Start of PROVIDED DATA
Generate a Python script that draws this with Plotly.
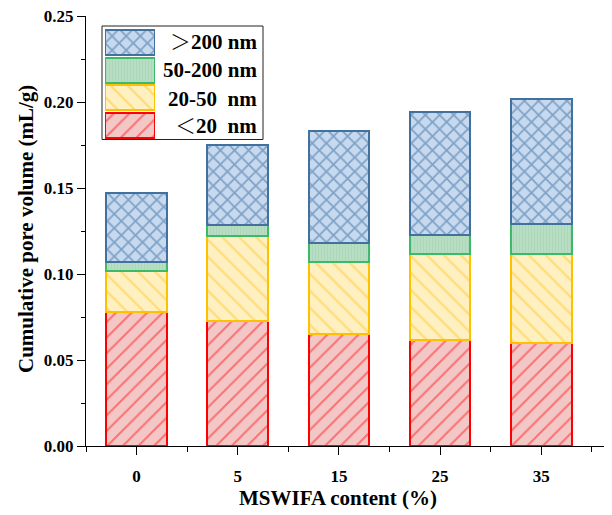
import plotly.graph_objects as go

# ---------------- data ----------------
categories = ["0", "5", "15", "25", "35"]
series_names = ["<20 nm", "20-50 nm", "50-200 nm", ">200 nm"]
legend_labels = ["＜20\u00a0\u00a0nm", "20-50\u00a0\u00a0nm", "50-200 nm", "＞200 nm"]
lt20 = [0.0778, 0.0727, 0.0651, 0.0614, 0.0597]
p20_50 = [0.0242, 0.0494, 0.0420, 0.0506, 0.0523]
p50_200 = [0.0052, 0.0064, 0.0111, 0.0105, 0.0174]
gt200 = [0.0398, 0.0469, 0.0651, 0.0717, 0.0725]
y_ticks = [0.00, 0.05, 0.10, 0.15, 0.20, 0.25]

series_values = [lt20, p20_50, p50_200, gt200]

# ---------------- styles ----------------
FONT = "Liberation Serif, Times New Roman, Noto Serif CJK SC, Noto Sans CJK SC, serif"
styles = [
    dict(fill="#f4c7c7", fg="#ff1a1a", line="#ff0000", shape="/", size=11, solidity=0.18),
    dict(fill="#fff0c1", fg="#ffc626", line="#ffc000", shape="\\", size=12, solidity=0.18),
    dict(fill="#b7ddc2", fg="#a2d2b0", line="#3cba6a", shape="|", size=3, solidity=0.35),
    dict(fill="#c6d9ef", fg="#3a6aa0", line="#41719c", shape="x", size=10, solidity=0.33),
]

# the page body has an 8px margin, so the figure is drawn 8px in from the corner
OFF = 8
W, H = 612 - OFF, 515 - OFF
ML, MR, MT, MB = 86 - OFF, 0, 16 - OFF, 69
PW, PH = W - ML - MR, H - MT - MB


def px_x(px):
    return (px - OFF - ML) / PW


def px_y(py):
    return (H - MB - (py - OFF)) / PH


x_pos = list(range(len(categories)))

fig = go.Figure()
for name, vals, st in zip(series_names, series_values, styles):
    fig.add_trace(go.Bar(
        x=x_pos, y=vals, name=name, width=0.6,
        marker=dict(
            color=st["fill"],
            line=dict(color=st["line"], width=2),
            pattern=dict(shape=st["shape"], fgcolor=st["fg"], size=st["size"],
                         solidity=st["solidity"], fillmode="overlay"),
        ),
        showlegend=False,
    ))

# ---------------- custom legend (inset axes for patterned swatches) ----------------
leg_rows = list(range(len(series_names)))  # row 0 at bottom
for row, st in zip(leg_rows, styles):
    fig.add_trace(go.Bar(
        x=[1], y=[row], orientation="h", width=0.9,
        xaxis="x2", yaxis="y2",
        marker=dict(
            color=st["fill"],
            line=dict(color=st["line"], width=2),
            pattern=dict(shape=st["shape"], fgcolor=st["fg"], size=st["size"],
                         solidity=st["solidity"], fillmode="overlay"),
        ),
        showlegend=False, hoverinfo="skip",
    ))

row_centers_px = [126, 98.5, 70.5, 42.5]
for lab, cy in zip(legend_labels, row_centers_px):
    fig.add_annotation(
        x=px_x(259), y=px_y(cy), xref="paper", yref="paper",
        text=f"<b>{lab}</b>", showarrow=False, xanchor="right", yanchor="middle",
        font=dict(family=FONT, size=21, color="black"),
    )

fig.add_shape(type="rect", xref="paper", yref="paper",
              x0=px_x(102), x1=px_x(263), y0=px_y(139.5), y1=px_y(26),
              line=dict(color="#222222", width=1), layer="above")

# ---------------- axis titles ----------------
fig.add_annotation(
    x=px_x(338), y=px_y(498), xref="paper", yref="paper",
    text="<b>MSWIFA content (%)</b>", showarrow=False,
    xanchor="center", yanchor="middle",
    font=dict(family=FONT, size=21, color="black"),
)
fig.add_annotation(
    x=px_x(26), y=px_y(229), xref="paper", yref="paper",
    text="<b>Cumulative pore volume (mL/g)</b>", showarrow=False, textangle=-90,
    xanchor="center", yanchor="middle",
    font=dict(family=FONT, size=21, color="black"),
)

fig.update_layout(
    width=W, height=H,
    margin=dict(l=ML, r=MR, t=MT, b=MB),
    barmode="stack",
    plot_bgcolor="white", paper_bgcolor="white",
    showlegend=False,
    font=dict(family=FONT, color="black"),
    xaxis=dict(
        range=[-0.5, 4.70],
        tickmode="array", tickvals=x_pos, ticktext=[f"<b>{c}</b>" for c in categories],
        ticks="outside", ticklen=8, tickwidth=1.3, tickcolor="black",
        ticklabelstandoff=6,
        minor=dict(tickmode="array", tickvals=[p - 0.5 for p in x_pos] + [x_pos[-1] + 0.5],
                   ticks="outside", ticklen=5, tickwidth=1.3, tickcolor="black"),
        showline=True, linecolor="black", linewidth=1.3,
        showgrid=False, zeroline=False, automargin=False,
        tickfont=dict(family=FONT, size=17, color="black"),
    ),
    yaxis=dict(
        range=[0, 0.2502],
        tickmode="array", tickvals=y_ticks, ticktext=[f"<b>{v:.2f}</b>" for v in y_ticks],
        ticks="outside", ticklen=8, tickwidth=1.3, tickcolor="black",
        ticklabeloverflow="allow",
        minor=dict(dtick=0.025, tick0=0, ticks="outside", ticklen=4, tickwidth=1.3, tickcolor="black"),
        showline=True, linecolor="black", linewidth=1.3,
        showgrid=False, zeroline=False, automargin=False,
        tickfont=dict(family=FONT, size=17, color="black"),
    ),
    xaxis2=dict(domain=[px_x(105), px_x(155)], range=[0, 1], anchor="y2",
                visible=False, fixedrange=True),
    yaxis2=dict(domain=[px_y(139), px_y(29)], range=[-0.5, 3.5], anchor="x2",
                visible=False, fixedrange=True),
)

fig.write_html("out.html")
End of PROVIDED DATA
WRITTEN REQUEST: From the top of the listing above, repeat each line exactly until you reach the line containing "import plotly.graph_objects as go", and repeat that one too. Leave the pictures out.

SOLUTION FOR THIS PROBLEM:
Generate a Python script that draws this with Plotly.
import plotly.graph_objects as go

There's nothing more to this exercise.